The Palladium project, planned by developer Crescent Heights for a Sunset Boulevard parcel next to the Hollywood Palladium theater, has contended that its size will help to fill a demand for housing in Los Angeles.

The developer seeks to break ground as soon as possible, said Aaron Green, a Palladium Residences spokesman, adding, “Any litigation filed against this project is simply frivolous.”

The AIDS foundation has been waging the battle to halt the Palladium keystone through an offshoot activist group, the Coalition to Preserve L.A. That organization’s aim – to halt large-scale developments in areas not necessarily zoned for large structures – led to a proposed ballot measure called the Neighborhood Integrity Initiative. That measure would ban for up to two years any project that requires city approval to circumvent zoning rules. Originally planned for the November ballot, the initiative has recently been pushed back and may land on the March 2017 ballot.

Koreatown Heats Up

A Wilshire Boulevard apartment in Koreatown has switched hands for $73.5 million, jumping far beyond its $48 million price tag in 2010. Corona-based Watermarke Properties Inc. sold the site, Gardens at Wilshire Center, to Greystar Real Estate Partners of Charleston, S.C.

Elsewhere in Koreatown, new apartment buildings are shooting up.

The Pearl on Wilshire from Westwood developer CityView plans to open in 2018 with 346 apartments and 8,000 square feet of retail, centered between two light-rail stations on Wilshire.
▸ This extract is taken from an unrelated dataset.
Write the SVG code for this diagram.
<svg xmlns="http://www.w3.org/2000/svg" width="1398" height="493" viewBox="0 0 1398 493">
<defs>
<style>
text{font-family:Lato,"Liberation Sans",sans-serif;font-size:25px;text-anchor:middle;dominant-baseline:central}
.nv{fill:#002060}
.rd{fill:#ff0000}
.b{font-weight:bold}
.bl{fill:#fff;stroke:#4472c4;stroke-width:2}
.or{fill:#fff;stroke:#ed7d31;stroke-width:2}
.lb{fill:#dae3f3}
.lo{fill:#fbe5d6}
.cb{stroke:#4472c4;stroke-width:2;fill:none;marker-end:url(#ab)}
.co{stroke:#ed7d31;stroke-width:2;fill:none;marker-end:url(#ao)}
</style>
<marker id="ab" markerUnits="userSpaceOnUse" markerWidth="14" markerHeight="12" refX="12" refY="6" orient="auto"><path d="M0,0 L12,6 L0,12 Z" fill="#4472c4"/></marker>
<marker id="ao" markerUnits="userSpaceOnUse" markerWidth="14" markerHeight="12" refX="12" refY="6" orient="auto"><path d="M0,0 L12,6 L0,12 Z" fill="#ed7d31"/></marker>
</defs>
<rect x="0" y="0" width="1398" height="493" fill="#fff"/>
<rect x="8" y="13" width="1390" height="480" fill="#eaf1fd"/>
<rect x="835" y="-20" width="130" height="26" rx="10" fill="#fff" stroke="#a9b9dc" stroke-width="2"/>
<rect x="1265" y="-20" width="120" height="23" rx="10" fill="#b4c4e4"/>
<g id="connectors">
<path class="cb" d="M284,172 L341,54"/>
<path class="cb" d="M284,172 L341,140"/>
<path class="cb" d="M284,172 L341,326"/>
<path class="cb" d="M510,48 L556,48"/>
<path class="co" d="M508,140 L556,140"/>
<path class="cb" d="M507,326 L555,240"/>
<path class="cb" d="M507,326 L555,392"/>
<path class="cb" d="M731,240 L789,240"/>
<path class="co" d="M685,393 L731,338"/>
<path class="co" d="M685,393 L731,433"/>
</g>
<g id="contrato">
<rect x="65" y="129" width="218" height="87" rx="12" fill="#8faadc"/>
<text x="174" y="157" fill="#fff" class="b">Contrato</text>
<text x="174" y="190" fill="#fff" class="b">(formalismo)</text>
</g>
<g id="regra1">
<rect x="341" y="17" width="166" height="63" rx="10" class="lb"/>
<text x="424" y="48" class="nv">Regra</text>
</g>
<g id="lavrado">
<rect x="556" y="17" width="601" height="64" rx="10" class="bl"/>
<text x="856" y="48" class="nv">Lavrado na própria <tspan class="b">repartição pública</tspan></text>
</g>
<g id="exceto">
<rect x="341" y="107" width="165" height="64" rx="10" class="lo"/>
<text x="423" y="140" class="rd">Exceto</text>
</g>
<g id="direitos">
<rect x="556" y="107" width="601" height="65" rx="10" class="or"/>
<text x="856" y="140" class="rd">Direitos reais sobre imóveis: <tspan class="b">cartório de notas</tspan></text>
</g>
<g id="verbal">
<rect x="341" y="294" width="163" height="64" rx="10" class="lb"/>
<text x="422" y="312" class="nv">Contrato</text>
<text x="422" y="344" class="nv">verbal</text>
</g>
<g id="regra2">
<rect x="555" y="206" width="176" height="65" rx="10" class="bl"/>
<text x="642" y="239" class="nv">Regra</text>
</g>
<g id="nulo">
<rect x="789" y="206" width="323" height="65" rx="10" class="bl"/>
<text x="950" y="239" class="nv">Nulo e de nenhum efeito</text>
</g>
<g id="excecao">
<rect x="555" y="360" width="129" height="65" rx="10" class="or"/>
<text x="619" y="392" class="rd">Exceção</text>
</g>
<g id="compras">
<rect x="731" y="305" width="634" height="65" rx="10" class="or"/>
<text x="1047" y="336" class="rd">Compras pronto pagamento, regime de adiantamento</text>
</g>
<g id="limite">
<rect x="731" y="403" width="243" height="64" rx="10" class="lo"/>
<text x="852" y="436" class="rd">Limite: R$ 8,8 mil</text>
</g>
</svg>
Koreatown-based Jamison Services Inc. is building a 226-unit project on Olympic Boulevard that will offer 16,300 square feet of retail. It is slated to open early next year.

Affordable housing has a place in Koreatown’s growth, too: Meridian Apartments, slated for completion late next year, will bring 100 affordable housing units near the subway station at Beverly and Vermont.